Co-produced with the Association for Jewish Studies, episode five of our podcast explores Henry Ford’s publication of The International Jew: The World's Foremost Problem, a four volume series containing newspaper articles which were originally published from 1920-1922. These writings were based on – and included elements of – the notorious, fraudulent text “The Protocols of the Elders of Zion." The episode is co-hosted by Aaron Henne and Jeremy Shere and features scholarship from Dr. Pamela Nadell and Dr. Lisa Leff. You can listen on the player below.
Primary Source, Episode 2: "The Protocols of The Elders of Zion"
Primary Source, a podcast from the Taube Center for Jewish Studies at Stanford University, has an episode on "The Protocols" which asks, "What does the storming of the Capitol building, a Hungarian billionaire, mass shootings, and 4Chan have to do with a forged Russian text that’s more than 100 years old?" You can listen to that episode at primarysourcepodcast.com.

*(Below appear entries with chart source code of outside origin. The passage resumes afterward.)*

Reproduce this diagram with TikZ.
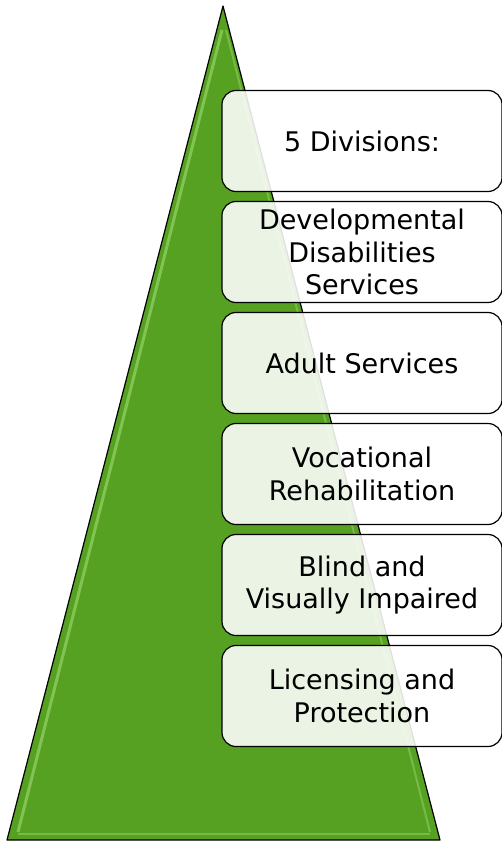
\documentclass[tikz,border=0pt]{standalone}
\usepackage{fontspec}
\setmainfont{DejaVu Sans}
\usetikzlibrary{positioning}
\definecolor{pyramidgreen}{RGB}{86,160,34}
\definecolor{pyramidlight}{RGB}{140,205,95}

\begin{document}
\begin{tikzpicture}[
    x=1pt, y=-1pt,
    node distance=10pt,
    division/.style = {
      shape=rectangle,
      rounded corners=14pt,
      draw=black,
      line width=1.2pt,
      fill=white,
      fill opacity=0.88,
      text opacity=1,
      minimum width=280pt,
      minimum height=101pt,
      inner sep=2pt,
      outer sep=0pt,
      align=center,
      font=\fontsize{27}{32.5}\selectfont
    }
  ]
    \useasboundingbox (0,0) rectangle (502,842);

    % the pyramid behind the boxes
    \coordinate (apex) at (223,6);
    \coordinate (baseR) at (440,840);
    \coordinate (baseL) at (7,840);
    \fill[pyramidgreen] (apex) -- (baseR) -- (baseL) -- cycle;
    \draw[pyramidlight, line width=3pt, opacity=0.8] (222,30) -- (18,832);
    \draw[pyramidlight, line width=2pt, opacity=0.6] (226,30) -- (430,832);
    \draw[pyramidlight, line width=2pt, opacity=0.6] (18,834) -- (430,834);
    \draw[black, line width=1.2pt, line join=round] (apex) -- (baseR) -- (baseL) -- cycle;

    % the five divisions stacked on the right
    \node[division] (head) at (362,141) {5 Divisions:};
    \node[division, below=of head] (dds) {Developmental\\Disabilities\\Services};
    \node[division, below=of dds] (adult) {Adult Services};
    \node[division, below=of adult] (voc) {Vocational\\Rehabilitation};
    \node[division, below=of voc] (blind) {Blind and\\Visually Impaired};
    \node[division, below=of blind] (lic) {Licensing and\\Protection};
  \end{tikzpicture}
\end{document}
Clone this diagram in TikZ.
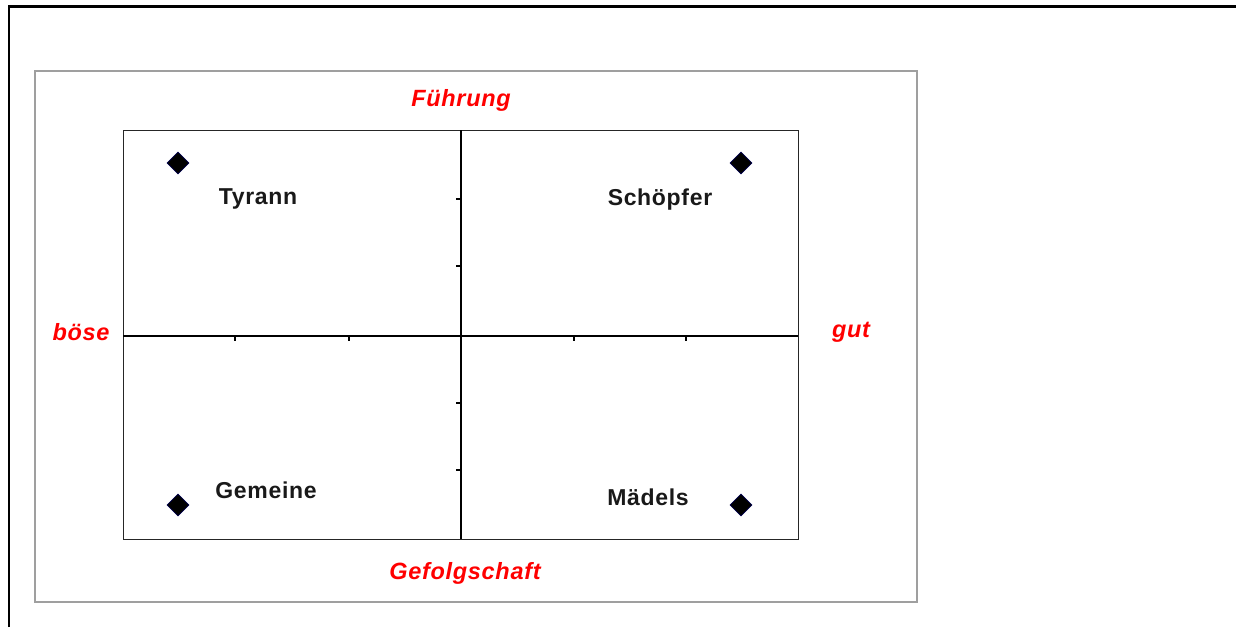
\documentclass[tikz,border=0pt]{standalone}
\usepackage{fontspec}
\setmainfont{Liberation Sans}
\usetikzlibrary{shapes.geometric}
\begin{document}
\begin{tikzpicture}[x=1pt,y=-1pt,
  pt/.style={diamond,fill=black,draw=black!70!blue,line width=0.6pt,inner sep=0pt,minimum width=22pt,minimum height=22pt},
  lbl/.style={font=\fontsize{23}{26}\selectfont\bfseries,text=black!90,inner sep=0pt},
  axlbl/.style={font=\fontsize{23.5}{26}\selectfont\bfseries\itshape,text=red,inner sep=0pt},
  tick/.style={line width=1.2pt,black}]
\useasboundingbox (0,0) rectangle (1236,627);
% outer frame lines
\draw[line width=2.2pt] (9,627) -- (9,6.5) -- (1236,6.5);
% gray chart frame
\draw[line width=1.3pt,gray!75] (35,71) rectangle (917,602);
% plot area
\draw[line width=1pt,black!85] (123,130) rectangle (798,539);
\coordinate (vt) at (461,130); \coordinate (vb) at (461,539);
\coordinate (hl) at (123,336); \coordinate (hr) at (798,336);
\draw[line width=1.2pt] (vt) -- (vb);
\draw[line width=1.2pt] (hl) -- (hr);
\foreach \y in {199,266,403,470} \draw[tick] (456,\y) -- (461,\y);
\foreach \x in {235,349,574,686} \draw[tick] (\x,336) -- (\x,341);
% points
\node[pt] (p1) at (178,163) {};
\node[pt] (p2) at (741,163) {};
\node[pt] (p3) at (178,505) {};
\node[pt] (p4) at (741,505) {};
% point labels
\node[lbl] (l1) at (258,199) {\addfontfeature{LetterSpace=3}Tyrann};
\node[lbl] (l2) at (660,200) {\addfontfeature{LetterSpace=3}Schöpfer};
\node[lbl] (l3) at (266,490) {\addfontfeature{LetterSpace=3}Gemeine};
\node[lbl] (l4) at (648,497) {\addfontfeature{LetterSpace=3}Mädels};
% axis labels
\node[axlbl] (top) at (461,100) {\addfontfeature{LetterSpace=3}Führung};
\node[axlbl] (bot) at (465,573) {\addfontfeature{LetterSpace=3}Gefolgschaft};
\node[axlbl] (left) at (81,332) {\addfontfeature{LetterSpace=3}böse};
\node[axlbl] (right) at (851,332) {\addfontfeature{LetterSpace=3}gut};
\end{tikzpicture}
\end{document}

"The Conspiracy Theory to Rule Them All" by Steven J. Zipperstein, published in The Atlantic
So...how do we create a new work?
Each theatre dybbuk work is conceived by Artistic Director Aaron Henne and created with the ensemble. The process begins with internal research and then takes up to three years from the first group meeting to opening night.
In the first phase of the process, we have around a dozen script development meetings with the writer/director, dramaturg, composer, actors, designers, and a scholar.
We also have regular physical development sessions – meeting two to three times a month – with the actors, writer/director, choreographer, and other leaders of stylized performance, such as a mask and puppet designer.
As the script development concludes, a brief workshop phase begins where we experiment with choreography, music, and other show-specific performance elements such as shadow work, mask work, and puppetry. We also refine the script.
In the final four weeks leading up to opening night, we take what we learned during the workshop period and "set" the script, music, and various staging elements. While the script and staging may continue to change up until opening night, this final stage is a process of refining all that we have created up until then.